### Set problem:
Locate and copy each line in the data that contains the word "chart".

### Supplied information:
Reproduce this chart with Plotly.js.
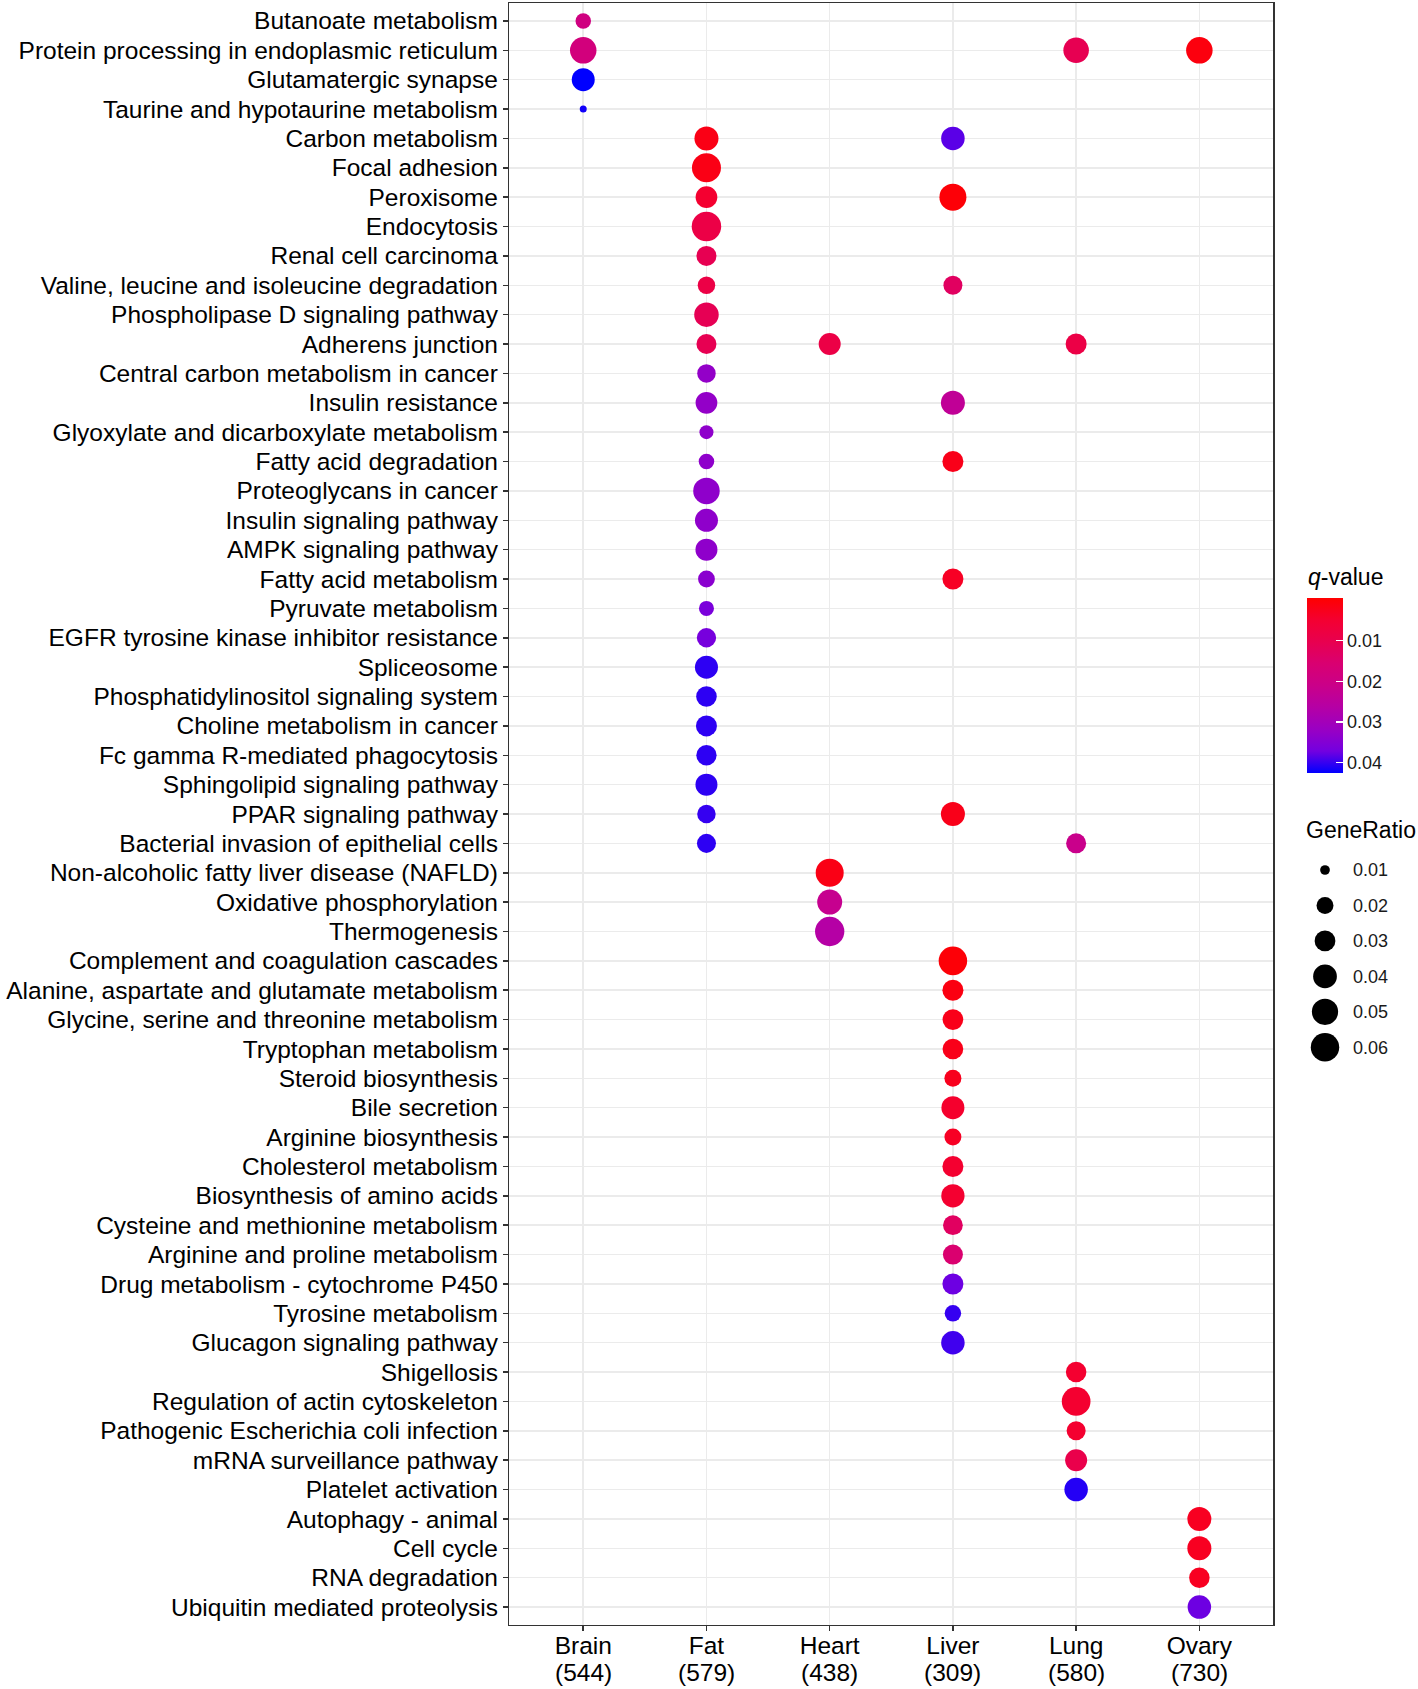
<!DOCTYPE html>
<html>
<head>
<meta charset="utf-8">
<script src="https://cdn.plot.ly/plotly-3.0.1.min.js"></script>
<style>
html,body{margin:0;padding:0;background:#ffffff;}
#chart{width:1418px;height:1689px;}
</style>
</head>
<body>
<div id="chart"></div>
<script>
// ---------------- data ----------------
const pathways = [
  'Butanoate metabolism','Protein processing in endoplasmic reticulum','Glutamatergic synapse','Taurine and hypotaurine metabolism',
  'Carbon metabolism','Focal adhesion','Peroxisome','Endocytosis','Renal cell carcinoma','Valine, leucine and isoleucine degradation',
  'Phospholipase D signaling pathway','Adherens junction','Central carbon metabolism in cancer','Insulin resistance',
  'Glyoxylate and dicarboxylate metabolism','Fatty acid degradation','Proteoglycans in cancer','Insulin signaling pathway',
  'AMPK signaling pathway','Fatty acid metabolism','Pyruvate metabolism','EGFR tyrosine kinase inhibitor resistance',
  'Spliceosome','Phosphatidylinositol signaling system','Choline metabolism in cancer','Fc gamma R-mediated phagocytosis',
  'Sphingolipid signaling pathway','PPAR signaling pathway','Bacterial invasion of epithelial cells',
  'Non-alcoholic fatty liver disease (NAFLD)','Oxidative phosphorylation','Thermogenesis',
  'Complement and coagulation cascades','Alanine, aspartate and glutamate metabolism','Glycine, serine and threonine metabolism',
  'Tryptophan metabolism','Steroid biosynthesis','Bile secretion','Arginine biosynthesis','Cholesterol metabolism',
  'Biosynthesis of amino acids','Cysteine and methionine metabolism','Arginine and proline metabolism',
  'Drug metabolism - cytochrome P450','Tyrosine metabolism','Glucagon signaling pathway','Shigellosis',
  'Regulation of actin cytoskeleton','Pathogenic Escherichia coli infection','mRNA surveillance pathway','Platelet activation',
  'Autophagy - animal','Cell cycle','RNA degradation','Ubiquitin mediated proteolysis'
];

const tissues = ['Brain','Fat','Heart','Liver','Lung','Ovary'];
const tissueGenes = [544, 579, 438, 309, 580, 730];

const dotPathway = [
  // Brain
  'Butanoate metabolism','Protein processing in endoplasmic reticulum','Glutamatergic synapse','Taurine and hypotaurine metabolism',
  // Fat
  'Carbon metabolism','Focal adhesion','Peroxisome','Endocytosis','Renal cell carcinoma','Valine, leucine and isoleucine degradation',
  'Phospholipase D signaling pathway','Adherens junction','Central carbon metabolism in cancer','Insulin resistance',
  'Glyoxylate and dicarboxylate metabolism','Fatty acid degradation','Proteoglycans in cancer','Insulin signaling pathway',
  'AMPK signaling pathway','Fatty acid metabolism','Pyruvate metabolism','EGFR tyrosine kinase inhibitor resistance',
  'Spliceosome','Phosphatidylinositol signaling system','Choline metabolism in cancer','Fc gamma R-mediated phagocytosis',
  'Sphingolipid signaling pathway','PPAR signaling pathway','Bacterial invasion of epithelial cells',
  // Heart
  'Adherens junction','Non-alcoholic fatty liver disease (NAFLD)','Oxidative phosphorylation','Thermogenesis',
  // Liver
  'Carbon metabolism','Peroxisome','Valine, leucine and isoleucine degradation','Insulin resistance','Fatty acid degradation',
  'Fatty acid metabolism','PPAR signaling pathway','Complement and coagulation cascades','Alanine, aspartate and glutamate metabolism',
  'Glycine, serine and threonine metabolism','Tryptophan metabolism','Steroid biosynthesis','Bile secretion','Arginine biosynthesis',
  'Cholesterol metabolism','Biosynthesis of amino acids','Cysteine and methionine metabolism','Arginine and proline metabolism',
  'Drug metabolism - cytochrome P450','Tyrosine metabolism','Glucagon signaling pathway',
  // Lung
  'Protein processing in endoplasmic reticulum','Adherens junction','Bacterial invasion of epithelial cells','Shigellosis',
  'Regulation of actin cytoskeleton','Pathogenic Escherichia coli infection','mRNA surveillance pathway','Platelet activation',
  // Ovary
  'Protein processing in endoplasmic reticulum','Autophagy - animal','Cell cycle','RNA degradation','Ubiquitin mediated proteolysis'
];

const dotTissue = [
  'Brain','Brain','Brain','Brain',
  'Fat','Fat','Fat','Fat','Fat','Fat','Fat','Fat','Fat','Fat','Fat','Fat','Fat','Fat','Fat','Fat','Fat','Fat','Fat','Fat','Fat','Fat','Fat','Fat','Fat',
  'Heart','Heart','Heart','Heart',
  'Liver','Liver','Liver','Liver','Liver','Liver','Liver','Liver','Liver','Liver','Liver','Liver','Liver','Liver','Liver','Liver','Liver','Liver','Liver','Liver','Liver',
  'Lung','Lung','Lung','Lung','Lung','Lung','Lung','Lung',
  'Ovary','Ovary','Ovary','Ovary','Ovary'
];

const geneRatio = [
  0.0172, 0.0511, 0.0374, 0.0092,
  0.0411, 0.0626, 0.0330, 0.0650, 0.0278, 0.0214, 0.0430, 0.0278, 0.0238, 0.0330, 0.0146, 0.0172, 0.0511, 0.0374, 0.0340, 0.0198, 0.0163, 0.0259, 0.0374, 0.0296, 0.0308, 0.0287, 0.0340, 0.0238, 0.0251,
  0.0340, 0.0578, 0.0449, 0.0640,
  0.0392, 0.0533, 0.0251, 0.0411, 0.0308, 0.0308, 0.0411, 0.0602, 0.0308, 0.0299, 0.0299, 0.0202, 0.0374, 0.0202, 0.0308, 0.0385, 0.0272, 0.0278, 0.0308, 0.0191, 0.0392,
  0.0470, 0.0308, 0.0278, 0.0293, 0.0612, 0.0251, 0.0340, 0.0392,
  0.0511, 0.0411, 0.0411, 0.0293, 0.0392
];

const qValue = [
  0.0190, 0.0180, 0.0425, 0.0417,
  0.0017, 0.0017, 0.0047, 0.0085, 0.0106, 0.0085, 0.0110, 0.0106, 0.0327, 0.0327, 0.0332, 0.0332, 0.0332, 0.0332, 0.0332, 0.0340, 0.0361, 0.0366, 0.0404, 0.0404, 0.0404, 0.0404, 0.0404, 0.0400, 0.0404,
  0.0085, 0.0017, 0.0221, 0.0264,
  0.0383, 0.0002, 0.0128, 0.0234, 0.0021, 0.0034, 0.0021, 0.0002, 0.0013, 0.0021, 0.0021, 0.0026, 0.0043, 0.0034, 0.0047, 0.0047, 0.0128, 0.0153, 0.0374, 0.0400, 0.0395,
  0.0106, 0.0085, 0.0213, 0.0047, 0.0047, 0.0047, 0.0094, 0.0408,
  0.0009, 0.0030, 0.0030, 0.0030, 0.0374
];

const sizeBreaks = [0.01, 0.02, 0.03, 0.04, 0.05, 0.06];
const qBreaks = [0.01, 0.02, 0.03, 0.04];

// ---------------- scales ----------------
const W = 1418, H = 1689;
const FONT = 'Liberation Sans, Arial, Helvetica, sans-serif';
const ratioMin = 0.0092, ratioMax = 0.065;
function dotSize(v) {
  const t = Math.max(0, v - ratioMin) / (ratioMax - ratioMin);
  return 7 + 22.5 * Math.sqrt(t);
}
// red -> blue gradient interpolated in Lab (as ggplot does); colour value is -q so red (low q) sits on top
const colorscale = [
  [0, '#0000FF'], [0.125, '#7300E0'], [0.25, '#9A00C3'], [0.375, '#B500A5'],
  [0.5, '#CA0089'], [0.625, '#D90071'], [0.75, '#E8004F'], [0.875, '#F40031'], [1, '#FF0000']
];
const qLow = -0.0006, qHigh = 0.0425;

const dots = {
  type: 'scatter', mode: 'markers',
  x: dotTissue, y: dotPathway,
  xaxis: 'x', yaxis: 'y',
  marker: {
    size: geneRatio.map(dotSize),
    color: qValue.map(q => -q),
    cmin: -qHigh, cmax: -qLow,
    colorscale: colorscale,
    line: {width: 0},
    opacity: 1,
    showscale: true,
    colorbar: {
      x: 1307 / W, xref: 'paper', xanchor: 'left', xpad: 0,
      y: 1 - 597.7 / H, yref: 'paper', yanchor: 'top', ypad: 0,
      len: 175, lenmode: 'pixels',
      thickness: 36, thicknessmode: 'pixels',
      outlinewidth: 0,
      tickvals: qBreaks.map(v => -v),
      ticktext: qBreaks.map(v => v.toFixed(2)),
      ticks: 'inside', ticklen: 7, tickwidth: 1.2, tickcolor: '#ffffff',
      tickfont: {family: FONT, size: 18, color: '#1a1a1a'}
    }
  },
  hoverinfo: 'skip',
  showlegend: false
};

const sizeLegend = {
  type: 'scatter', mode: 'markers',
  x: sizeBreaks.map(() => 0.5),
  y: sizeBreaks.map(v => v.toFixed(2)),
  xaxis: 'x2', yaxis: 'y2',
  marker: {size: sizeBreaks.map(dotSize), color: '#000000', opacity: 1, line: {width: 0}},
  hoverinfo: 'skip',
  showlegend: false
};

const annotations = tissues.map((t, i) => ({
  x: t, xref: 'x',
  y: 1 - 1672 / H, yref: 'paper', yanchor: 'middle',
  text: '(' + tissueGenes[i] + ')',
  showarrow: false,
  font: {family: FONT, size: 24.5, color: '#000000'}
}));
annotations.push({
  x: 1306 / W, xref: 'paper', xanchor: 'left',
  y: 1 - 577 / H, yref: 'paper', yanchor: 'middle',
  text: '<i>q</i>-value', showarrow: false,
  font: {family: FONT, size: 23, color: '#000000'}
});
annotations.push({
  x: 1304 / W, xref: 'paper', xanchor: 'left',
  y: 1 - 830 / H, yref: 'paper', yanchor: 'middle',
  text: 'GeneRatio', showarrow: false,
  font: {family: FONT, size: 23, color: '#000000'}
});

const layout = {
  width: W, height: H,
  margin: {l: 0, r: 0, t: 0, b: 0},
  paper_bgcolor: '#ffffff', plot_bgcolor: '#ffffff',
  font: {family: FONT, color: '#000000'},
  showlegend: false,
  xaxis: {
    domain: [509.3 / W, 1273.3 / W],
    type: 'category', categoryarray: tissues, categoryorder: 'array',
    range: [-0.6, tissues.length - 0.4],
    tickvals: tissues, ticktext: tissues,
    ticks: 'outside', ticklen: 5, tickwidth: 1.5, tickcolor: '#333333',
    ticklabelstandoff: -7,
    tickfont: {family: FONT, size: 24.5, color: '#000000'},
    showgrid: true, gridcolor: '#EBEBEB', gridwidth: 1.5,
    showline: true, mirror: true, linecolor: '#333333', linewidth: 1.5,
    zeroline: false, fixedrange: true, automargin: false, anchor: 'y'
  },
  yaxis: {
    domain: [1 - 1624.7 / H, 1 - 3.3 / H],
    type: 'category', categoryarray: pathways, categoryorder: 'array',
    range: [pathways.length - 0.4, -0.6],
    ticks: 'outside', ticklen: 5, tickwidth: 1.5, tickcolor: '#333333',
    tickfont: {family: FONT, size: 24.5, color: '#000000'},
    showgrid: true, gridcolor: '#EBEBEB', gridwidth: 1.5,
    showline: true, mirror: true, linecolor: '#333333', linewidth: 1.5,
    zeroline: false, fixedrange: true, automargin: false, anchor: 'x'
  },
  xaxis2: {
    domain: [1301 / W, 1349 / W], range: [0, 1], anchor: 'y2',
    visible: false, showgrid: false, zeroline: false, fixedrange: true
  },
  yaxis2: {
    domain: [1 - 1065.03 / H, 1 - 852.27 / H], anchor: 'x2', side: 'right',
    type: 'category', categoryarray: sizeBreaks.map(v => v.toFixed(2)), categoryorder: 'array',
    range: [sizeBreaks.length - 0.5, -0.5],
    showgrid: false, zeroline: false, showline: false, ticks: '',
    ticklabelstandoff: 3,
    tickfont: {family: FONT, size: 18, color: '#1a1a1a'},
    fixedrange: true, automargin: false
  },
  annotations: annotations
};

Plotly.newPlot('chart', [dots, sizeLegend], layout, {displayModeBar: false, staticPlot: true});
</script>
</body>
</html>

### Reply to the task:
Reproduce this chart with Plotly.js.
#chart{width:1418px;height:1689px;}
<div id="chart"></div>
Plotly.newPlot('chart', [dots, sizeLegend], layout, {displayModeBar: false, staticPlot: true});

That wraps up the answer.